WHAT WILL KLIFF KINGSBURY’S OFFENSE LOOK LIKE?

There hasn’t been a definitive statement on what, if any, changes Kingsbury will make to his offense. But center A.Q. Shipley had an interesting comment on “The Pat McAfee Show.”

"All of college football is all shotgun, correct?" Shipley said, via the Arizona Republic. "So, 99 percent of what we’re going to be doing, what do you think it’s going to be?

"Shotgun."

Kingsbury wouldn’t say if 90-plus percent was realistic, but pointed out that the Chiefs were in shotgun more than 80 percent of the time last season.

Is this going to be a full spread-em-out, up-tempo offense with almost every snap from the shotgun? Kingsbury used a one-back, four-receiver look about 60 percent of his last four Texas Tech seasons, according to the Arizona Republic. Will Murray be regularly used in run-pass options? Probably. However, Kingsbury said it’s “not like we’re going super fast every play,” and battled other misconceptions.

"That it's going to be wide open every single snap, throw it every play," Kingsbury said, speaking on other misconceptions of his offense, according to the Arizona Republic. "That's not what it's going to be."
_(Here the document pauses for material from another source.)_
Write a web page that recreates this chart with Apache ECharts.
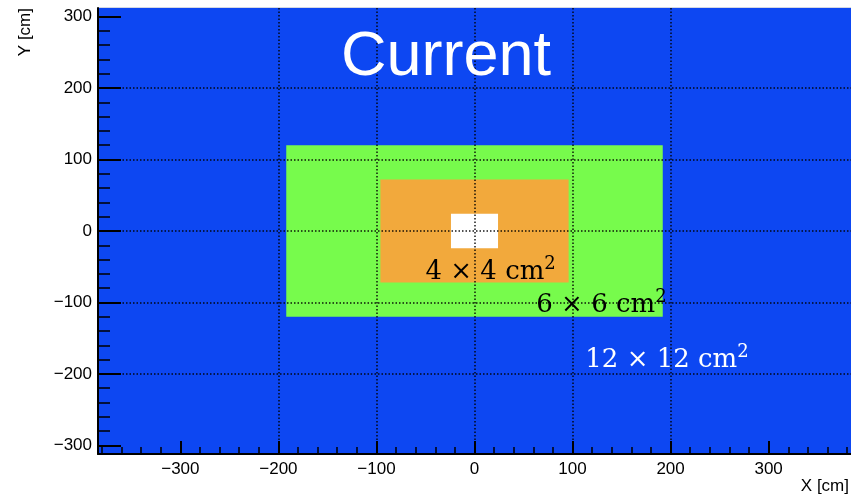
<!DOCTYPE html>
<html>
<head>
<meta charset="utf-8">
<script src="https://cdn.jsdelivr.net/npm/echarts@6/dist/echarts.min.js"></script>
<style>
  html, body { margin: 0; padding: 0; background: #ffffff; }
  #chart { width: 851px; height: 495px; }
</style>
</head>
<body>
<div id="chart"></div>
<script>
// Calorimeter cell-size zones, nested rectangles centred on the beam axis (cm)
const zoneNames   = ['outer', 'middle', 'inner', 'beam hole'];
const zoneHalfX   = [384, 192, 96, 24];
const zoneHalfY   = [312, 120, 72, 24];
const zoneCellCm  = [12, 6, 4, null];

// Axis ticks (cm)
const xTickValues = [-300, -200, -100, 0, 100, 200, 300];
const yTickValues = [-300, -200, -100, 0, 100, 200, 300];

const zoneColors = ['#0d47f2', '#77fb4c', '#f2a93c', '#ffffff'];
const zoneLabelColors = ['#ffffff', '#000000', '#000000', null];
// where each zone's cell-size caption starts (left edge, baseline) in cm
const captionAnchor = [[113, -193.5], [63, -116], [-50, -71], null];

const chart = echarts.init(document.getElementById('chart'), null, { renderer: 'canvas' });

const zoneData = zoneNames.map((n, i) => [-zoneHalfX[i], zoneHalfX[i], -zoneHalfY[i], zoneHalfY[i]]);

const captionData = [];
zoneCellCm.forEach((c, i) => {
  if (c !== null) captionData.push({ value: [captionAnchor[i][0], captionAnchor[i][1]], size: c, color: zoneLabelColors[i] });
});

const minus = v => String(v).replace('-', '\u2212');

const tickFont = { fontFamily: 'Liberation Sans', fontSize: 17, color: '#000000' };
const gridLine = { show: true, showMinLine: false, showMaxLine: false,
  lineStyle: { color: 'rgba(0,0,0,0.9)', width: 1.5, type: [1.5, 2] } };

chart.setOption({
  animation: false,
  backgroundColor: '#ffffff',
  grid: { left: 98, top: 8, right: 0, bottom: 41, show: true, borderColor: '#a9b0c6', borderWidth: 1, backgroundColor: 'transparent' },
  xAxis: {
    type: 'value', min: -384, max: 384, splitNumber: 8, z: 5,
    axisLine: { show: true, onZero: false, lineStyle: { color: '#000', width: 2 } },
    axisTick: { show: true, inside: true, length: 13, customValues: xTickValues, lineStyle: { color: '#000', width: 2 } },
    minorTick: { show: true, splitNumber: 5, length: 7, lineStyle: { color: '#000', width: 1.5 } },
    axisLabel: { customValues: xTickValues, margin: 7, formatter: minus, ...tickFont },
    splitLine: gridLine
  },
  yAxis: {
    type: 'value', min: -312, max: 312, splitNumber: 6, z: 5,
    axisLine: { show: true, onZero: false, lineStyle: { color: '#000', width: 2 } },
    axisTick: { show: true, inside: true, length: 23, customValues: yTickValues, lineStyle: { color: '#000', width: 2 } },
    minorTick: { show: true, splitNumber: 5, length: 12, lineStyle: { color: '#000', width: 1.5 } },
    axisLabel: { customValues: yTickValues, margin: 6, formatter: minus, ...tickFont },
    splitLine: gridLine
  },
  graphic: [
    { type: 'text', style: { text: 'Current', x: 446, y: 58, align: 'center', verticalAlign: 'middle',
      fontFamily: 'Liberation Sans', fontSize: 63, fill: '#ffffff' }, z: 10, silent: true },
    { type: 'text', style: { text: 'Y [cm]', x: 0, y: 0, align: 'right', verticalAlign: 'middle',
      fontFamily: 'Liberation Sans', fontSize: 17, fill: '#000' }, x: 25, y: 8, rotation: Math.PI / 2, z: 10 },
    { type: 'text', style: { text: 'X [cm]', x: 849, y: 486, align: 'right', verticalAlign: 'middle',
      fontFamily: 'Liberation Sans', fontSize: 17, fill: '#000' }, z: 10 }
  ],
  series: [
    {
      type: 'custom', name: 'zones', z: 1,
      encode: { x: [0, 1], y: [2, 3] },
      data: zoneData,
      renderItem: (params, api) => {
        const p0 = api.coord([api.value(0), api.value(3)]);
        const p1 = api.coord([api.value(1), api.value(2)]);
        return {
          type: 'rect',
          shape: { x: p0[0], y: p0[1], width: p1[0] - p0[0], height: p1[1] - p0[1] },
          style: { fill: zoneColors[params.dataIndex] }
        };
      }
    },
    {
      type: 'custom', name: 'cell size', z: 8,
      encode: { x: 0, y: 1 },
      data: captionData,
      renderItem: (params, api) => {
        const item = captionData[params.dataIndex];
        const p = api.coord([api.value(0), api.value(1)]);
        return {
          type: 'text',
          x: p[0], y: p[1] - 9,
          style: {
            text: '{b|' + item.size + ' \u00d7 ' + item.size + ' cm}{s|2}',
            align: 'left', verticalAlign: 'middle',
            rich: {
              b: { fontFamily: 'DejaVu Serif', fontSize: 26, lineHeight: 34, fill: item.color },
              s: { fontFamily: 'DejaVu Serif', fontSize: 18, lineHeight: 18, verticalAlign: 'top', fill: item.color }
            }
          }
        };
      }
    }
  ]
});
</script>
</body>
</html>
We don’t know what the offense will be, and that’s an edge the Cardinals can exploit early in the season. It should look different than most other teams, or why even make such a radical head-coaching hire?

The Cardinals were dreadful on offense last season. They were last in the NFL in yards per run play and yards per pass play, which is tough to do. It’s not outrageous to think Murray can be a Baker Mayfield-like instant star and Kingsbury’s offensive acumen confuses the NFL, at least for a while. There’s a ton of room for offensive improvement, and that could make the Cardinals a big surprise.
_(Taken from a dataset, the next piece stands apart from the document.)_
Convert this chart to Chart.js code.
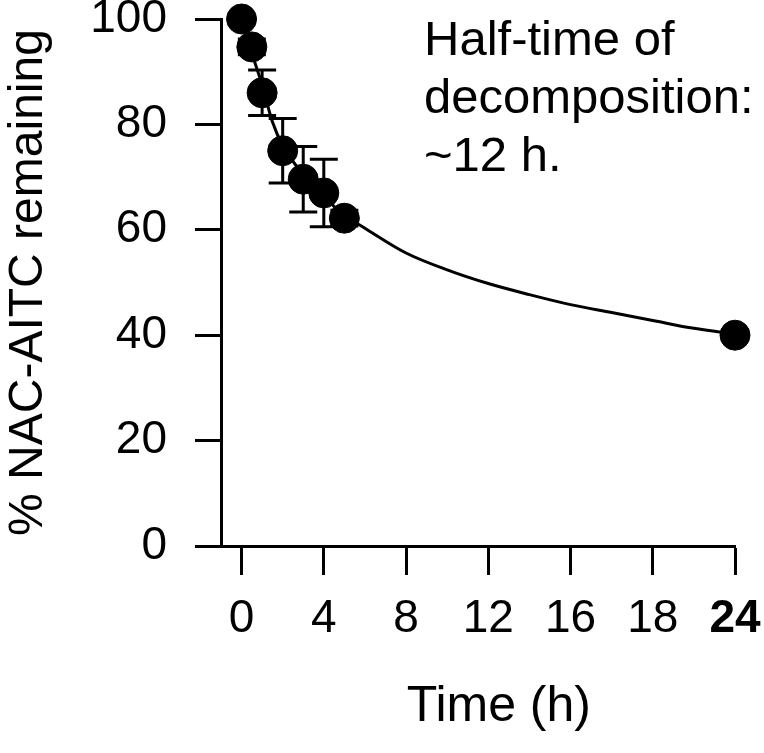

The NFL is hard. Kingsbury couldn’t win at Texas Tech with Lamar and Kansas on his schedule. There’s no realistic scenario in which Kingsbury is an NFL star coach and at the same time it’s also perfectly reasonable why Texas Tech couldn’t even go to the Camping World Bowl once in a while with the next Sean McVay. If Kingsbury rules the NFL, TTU might want to reconsider this whole FBS football thing. Maybe Kingsbury is a historical outlier and dominates the NFL. If he doesn’t, the mess might take a while to clean up.

Even a big improvement from the Cardinals might not bring them back to .500. They were outscored by 200 points last season. They have a first-time NFL coach and a rookie quarterback. The Cardinals should be fun to watch, even if the record doesn’t improve too much.